By the early to mid 90s, in addition to marketing funds, many leases also started to have media funds. It was not uncommon for an inline tenant to be paying $6.00/sf or more in marketing and media charges.

(There was also a period where many leases required tenant to advertise in center-sponsored advertising 3-8 times per year with ad requirements that ran 1/8-1 page per program, but most of those were converted to media funds by amendments and letter agreements as the landlord wanted to control the spending.)

However, as the enclosed side of our industry started the steady march to fixed CAM in the early 2000s, we almost immediately saw media funds go away, and a slow fading of marketing funds.

Today, it is a rare occurrence to see a marketing fund charge in a new lease. You may still see a reference to a merchants’ association in an open air lease with a requirement that the tenant participate if an association is formed – but that is almost never invoked.

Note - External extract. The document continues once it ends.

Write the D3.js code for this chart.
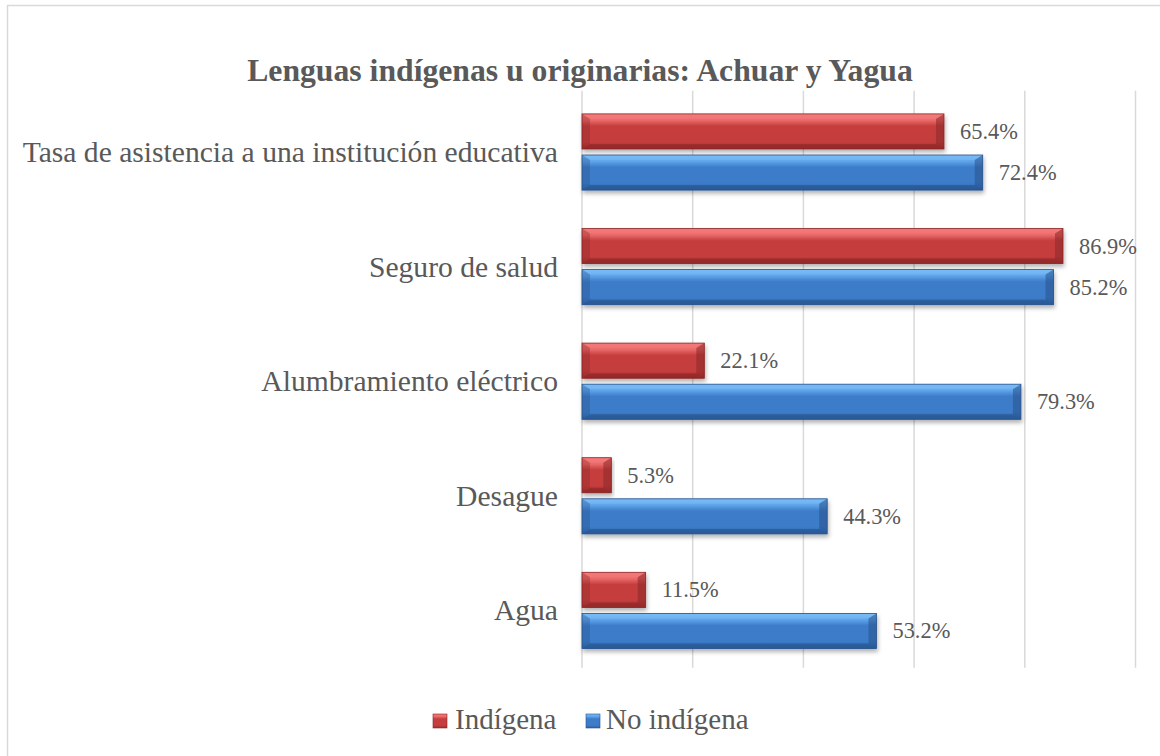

What that means is that landlords now almost exclusively fund the marketing programs at their properties.

So many facets of our industry are cyclical. Fixed CAM to prorata and back to fixed. Open air centers becoming enclosed and now being de-malled. Supermarkets and health clubs in malls, then being specifically restricted against being in centers, and now being courted back. I wonder if we will ever see tenants contributing to marketing programs as part of leases again.